Tüm sezonunun kopyası bir maç izledik. Deplasmanda olsa kaybedeceği bir maçı evinde oynadığı için kazandı Fenerbahçe. Tek tek maç analizi ve sahaya çıkan kadroyu incelemek artık gereksiz. İçeride kötü oyuna rağmen taraftar desteği ile bir şekilde kazanan Fenerbahçe ve deplasmanda kötü oynarsa asla maçı çeviremeyen ve oyunu tamamiyle rakibe teslim edip puan kaybeden bir Fenerbahçe olmak üzere iki farklı Fenerbahçe var. İki Fenerbahçe'de aynı oyunculardan kurulu olmasına rağmen birbirinden gece ile gündüz kadar farklı iki takım var ligde. İç sahada ya ilk yarı ya da ikinci yarı iyi oynayıp diğer yarıda gözükmeyen deplasmanda hiç göremediğimiz Fenerbahçe.

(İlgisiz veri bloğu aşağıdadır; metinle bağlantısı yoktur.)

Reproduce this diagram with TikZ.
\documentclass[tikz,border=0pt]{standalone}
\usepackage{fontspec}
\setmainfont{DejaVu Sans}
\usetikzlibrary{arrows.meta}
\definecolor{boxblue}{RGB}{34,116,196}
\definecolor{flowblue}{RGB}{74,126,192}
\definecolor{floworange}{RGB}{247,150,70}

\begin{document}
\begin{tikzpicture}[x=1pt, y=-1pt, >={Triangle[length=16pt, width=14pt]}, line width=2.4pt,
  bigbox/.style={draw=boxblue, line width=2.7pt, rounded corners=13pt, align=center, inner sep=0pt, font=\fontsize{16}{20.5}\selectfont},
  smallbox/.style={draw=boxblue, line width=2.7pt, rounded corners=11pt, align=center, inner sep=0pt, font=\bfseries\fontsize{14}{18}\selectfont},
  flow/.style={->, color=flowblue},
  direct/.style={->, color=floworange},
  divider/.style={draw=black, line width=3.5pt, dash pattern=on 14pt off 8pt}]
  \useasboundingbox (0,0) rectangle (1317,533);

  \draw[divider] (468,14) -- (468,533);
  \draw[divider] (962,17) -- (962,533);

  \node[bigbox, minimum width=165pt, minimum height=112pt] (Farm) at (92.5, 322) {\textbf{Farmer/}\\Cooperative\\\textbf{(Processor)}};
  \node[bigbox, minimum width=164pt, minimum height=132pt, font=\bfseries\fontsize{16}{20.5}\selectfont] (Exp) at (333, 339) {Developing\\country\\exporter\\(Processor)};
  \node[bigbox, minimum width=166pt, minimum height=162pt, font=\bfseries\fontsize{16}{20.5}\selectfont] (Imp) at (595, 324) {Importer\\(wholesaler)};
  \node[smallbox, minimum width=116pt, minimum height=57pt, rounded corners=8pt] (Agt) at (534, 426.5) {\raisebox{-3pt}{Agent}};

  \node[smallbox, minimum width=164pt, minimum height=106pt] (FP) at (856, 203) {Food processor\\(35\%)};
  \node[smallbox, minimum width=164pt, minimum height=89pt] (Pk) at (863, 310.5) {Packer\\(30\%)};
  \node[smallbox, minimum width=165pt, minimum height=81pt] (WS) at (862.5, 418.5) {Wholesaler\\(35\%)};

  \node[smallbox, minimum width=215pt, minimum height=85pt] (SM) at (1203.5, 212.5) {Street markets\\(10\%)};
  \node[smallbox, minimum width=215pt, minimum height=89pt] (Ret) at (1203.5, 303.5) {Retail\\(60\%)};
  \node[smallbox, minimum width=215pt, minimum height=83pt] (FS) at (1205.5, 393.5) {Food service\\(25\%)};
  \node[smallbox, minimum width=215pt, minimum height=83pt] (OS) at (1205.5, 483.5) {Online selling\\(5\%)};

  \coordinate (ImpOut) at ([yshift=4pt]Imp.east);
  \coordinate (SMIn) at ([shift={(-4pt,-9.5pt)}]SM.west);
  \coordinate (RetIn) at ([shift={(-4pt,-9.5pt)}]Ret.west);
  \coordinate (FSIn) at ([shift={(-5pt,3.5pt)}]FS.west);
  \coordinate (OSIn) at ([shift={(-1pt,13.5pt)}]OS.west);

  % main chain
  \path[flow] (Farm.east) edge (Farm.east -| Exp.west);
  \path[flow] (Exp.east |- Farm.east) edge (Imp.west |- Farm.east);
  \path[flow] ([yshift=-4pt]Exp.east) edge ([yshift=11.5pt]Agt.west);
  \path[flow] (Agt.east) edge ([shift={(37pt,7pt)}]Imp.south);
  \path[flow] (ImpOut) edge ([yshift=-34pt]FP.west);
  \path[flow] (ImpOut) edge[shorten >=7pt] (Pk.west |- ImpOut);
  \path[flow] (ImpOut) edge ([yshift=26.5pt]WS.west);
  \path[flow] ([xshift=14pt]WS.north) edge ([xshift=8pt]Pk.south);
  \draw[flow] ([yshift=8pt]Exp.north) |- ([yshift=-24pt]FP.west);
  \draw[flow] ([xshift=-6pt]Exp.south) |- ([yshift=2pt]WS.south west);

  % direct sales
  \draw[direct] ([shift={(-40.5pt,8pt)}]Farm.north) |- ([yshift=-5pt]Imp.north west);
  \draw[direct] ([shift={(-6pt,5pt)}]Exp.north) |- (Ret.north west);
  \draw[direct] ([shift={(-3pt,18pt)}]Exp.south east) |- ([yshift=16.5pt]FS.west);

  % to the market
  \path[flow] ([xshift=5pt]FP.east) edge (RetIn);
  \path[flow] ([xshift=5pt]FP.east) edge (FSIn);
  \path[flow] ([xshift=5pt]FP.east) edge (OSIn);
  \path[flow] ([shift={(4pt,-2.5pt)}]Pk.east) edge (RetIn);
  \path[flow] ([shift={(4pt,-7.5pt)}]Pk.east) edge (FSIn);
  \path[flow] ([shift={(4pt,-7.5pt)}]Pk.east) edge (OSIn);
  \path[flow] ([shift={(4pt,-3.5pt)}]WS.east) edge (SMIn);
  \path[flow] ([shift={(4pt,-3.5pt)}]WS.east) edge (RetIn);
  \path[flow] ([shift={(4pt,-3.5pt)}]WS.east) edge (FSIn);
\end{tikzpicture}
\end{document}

Sezon sonuna kadar bu kötü oyun hasır altı edilerek lig tamamlanıcak zira yaşananlar göz önüne alındığında saha içi ile ilgilenen kişi sayısı çok az.

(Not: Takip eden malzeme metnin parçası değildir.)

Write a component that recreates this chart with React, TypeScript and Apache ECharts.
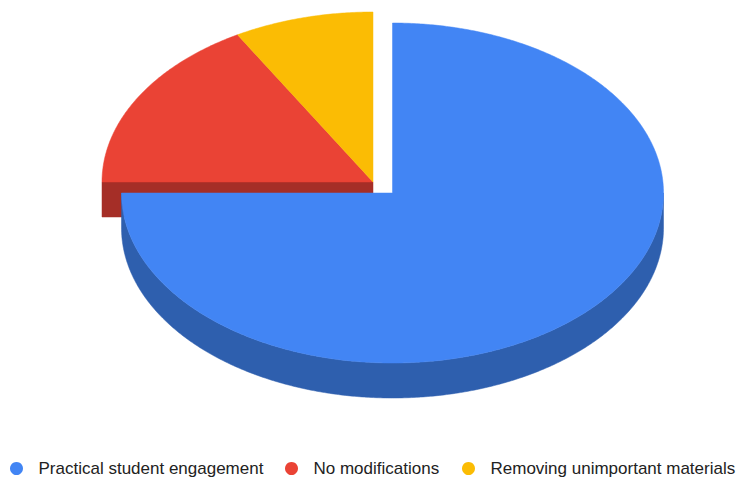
import React, { useEffect, useRef } from "react";
import * as echarts from "echarts";

const categories = [
  "Practical student engagement",
  "No modifications",
  "Removing unimportant materials",
];
const values = [9, 2, 1];

const topColors = ["#4285F4", "#EA4335", "#FBBC04"];
const sideColors = ["#2E5FAE", "#A52E27", "#B68A03"];

// geometry of the 3D pie (pixels)
const CX = 373;
const CY = 182;
const RX = 271;
const RY = 170;
const DEPTH = 35;
const EXPLODE: number[][] = [
  [19.5, 11],
  [0, 0],
  [0, 0],
];
// legend entry left positions (pixels)
const LEGEND_LEFT = [10, 285, 462];

const isExploded = (i: number) => EXPLODE[i][0] !== 0 || EXPLODE[i][1] !== 0;

function makeRenderItem(i: number) {
  return (params: any, api: any) => {
    const v = api.value(0);
    const start = api.value(1);
    const total = api.value(2);
    const a0 = (start / total) * 360;
    const a1 = ((start + v) / total) * 360;
    const n = categories.length;
    const prevIdx = (i - 1 + n) % n;
    const nextIdx = (i + 1) % n;
    const ox = CX + EXPLODE[i][0];
    const oy = CY + EXPLODE[i][1];
    const rad = (d: number) => (d * Math.PI) / 180;
    const pt = (deg: number, dy: number) => [
      ox + RX * Math.sin(rad(deg)),
      oy - RY * Math.cos(rad(deg)) + dy,
    ];
    const arc = (from: number, to: number, dy: number) => {
      const m = Math.max(2, Math.ceil(Math.abs(to - from) / 0.5));
      const pts: number[][] = [];
      for (let k = 0; k <= m; k++) pts.push(pt(from + ((to - from) * k) / m, dy));
      return pts;
    };
    const sideStyle = { fill: sideColors[i], stroke: sideColors[i], lineWidth: 0.5 };
    const children: any[] = [];
    // radial walls (only where the cut is exposed)
    const exposedStart = isExploded(i) || isExploded(prevIdx);
    const exposedEnd = isExploded(i) || isExploded(nextIdx);
    if (exposedStart && Math.sin(rad(a0)) < -1e-6) {
      const p = pt(a0, 0);
      children.push({
        type: "polygon",
        shape: { points: [[ox, oy], p, [p[0], p[1] + DEPTH], [ox, oy + DEPTH]] },
        style: sideStyle,
      });
    }
    if (exposedEnd && Math.sin(rad(a1)) > 1e-6) {
      const p = pt(a1, 0);
      children.push({
        type: "polygon",
        shape: { points: [[ox, oy], p, [p[0], p[1] + DEPTH], [ox, oy + DEPTH]] },
        style: sideStyle,
      });
    }
    // outer side wall (front half only)
    const lo = Math.max(a0, 90);
    const hi = Math.min(a1, 270);
    if (hi > lo) {
      const pts = arc(lo, hi, 0).concat(arc(hi, lo, DEPTH));
      children.push({ type: "polygon", shape: { points: pts }, style: sideStyle });
    }
    // top face
    children.push({
      type: "polygon",
      shape: { points: [[ox, oy]].concat(arc(a0, a1, 0)) },
      style: { fill: topColors[i], stroke: topColors[i], lineWidth: 0.5 },
    });
    return { type: "group", children };
  };
}

export default function App() {
  const ref = useRef<HTMLDivElement>(null);
  useEffect(() => {
    if (!ref.current) return;
    const chart = echarts.init(ref.current, undefined, { renderer: "svg" });
    const total = values.reduce((a, b) => a + b, 0);
    const prefix: number[] = [];
    let acc = 0;
    values.forEach((v) => {
      prefix.push(acc);
      acc += v;
    });
    chart.setOption({
      animation: false,
      backgroundColor: "#ffffff",
      legend: categories.map((name, i) => ({
        data: [name],
        left: LEGEND_LEFT[i],
        top: 460,
        orient: "horizontal",
        icon: "circle",
        itemWidth: 34,
        itemHeight: 13,
        padding: 0,
        selectedMode: false,
        textStyle: {
          fontFamily: "Arial, 'Liberation Sans', sans-serif",
          fontSize: 17,
          lineHeight: 16,
          color: "#222222",
        },
      })),
      series: categories.map((name, i) => ({
        type: "custom",
        name,
        coordinateSystem: "none",
        z: isExploded(i) ? 3 : 2,
        itemStyle: { color: topColors[i] },
        renderItem: makeRenderItem(i),
        data: [[values[i], prefix[i], total]],
      })),
    });
    return () => chart.dispose();
  }, []);
  return (
    <div
      ref={ref}
      style={{ position: "fixed", left: 0, top: 0, width: 736, height: 477 }}
    />
  );
}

Bu sezonun en iyi takımlarından birine karşı hızlı bir girişle oyuna 1-0 başlayıp ardından kalesinde 2 gol gören Fenerbahçe ile kısa sürede maçı önce 2-2'ye ardından 4-2'ye taşıyan Fenerbahçe aynı takım ve aynı düzen içerisinde nasıl bu kadar farklı anlamlandırmak zor. Emre maç boyunca sinirli olmasına rağmen iki gol ve Alex yine iki gol ile galibiyetin mimarları oldu. Sow pas alamamasına rağmen etkili idi. Serdar kötü oyun sonrası yerini Bekir'e kaptırmıştı. Defansta Yobo yine mükemmek oynarken sakatlıktan çıkan Gökhan eski günlerini arattı, Stoch ve Caner'in yokluğunda eline fırsat geçen Dia bu şansı kullanamadı. Lider ile puan farkı hala 6 ama deplasmanda takımın galip geleceğine olan inancım çok az.. Oyun hızını ve üretkenliği arttırıp daha akıcı bir hale bürünmemiz gerekiyor yoksa deplasmanlar bizim için kabus olmaya devam eder. Stadı dolduran kadınlar ve çoçuklarada bir kez daha helal olsun her şeyi küçümseyen kitleye önemli bir mesaj verdiler. Bazılarının erkek-kadın stadları dolduramadıkları bir ortamda Fenerbahçeli kadınlar mabedi tamamiyle doldurarak tüm Türkiye'ye en önemli cevabı verdi.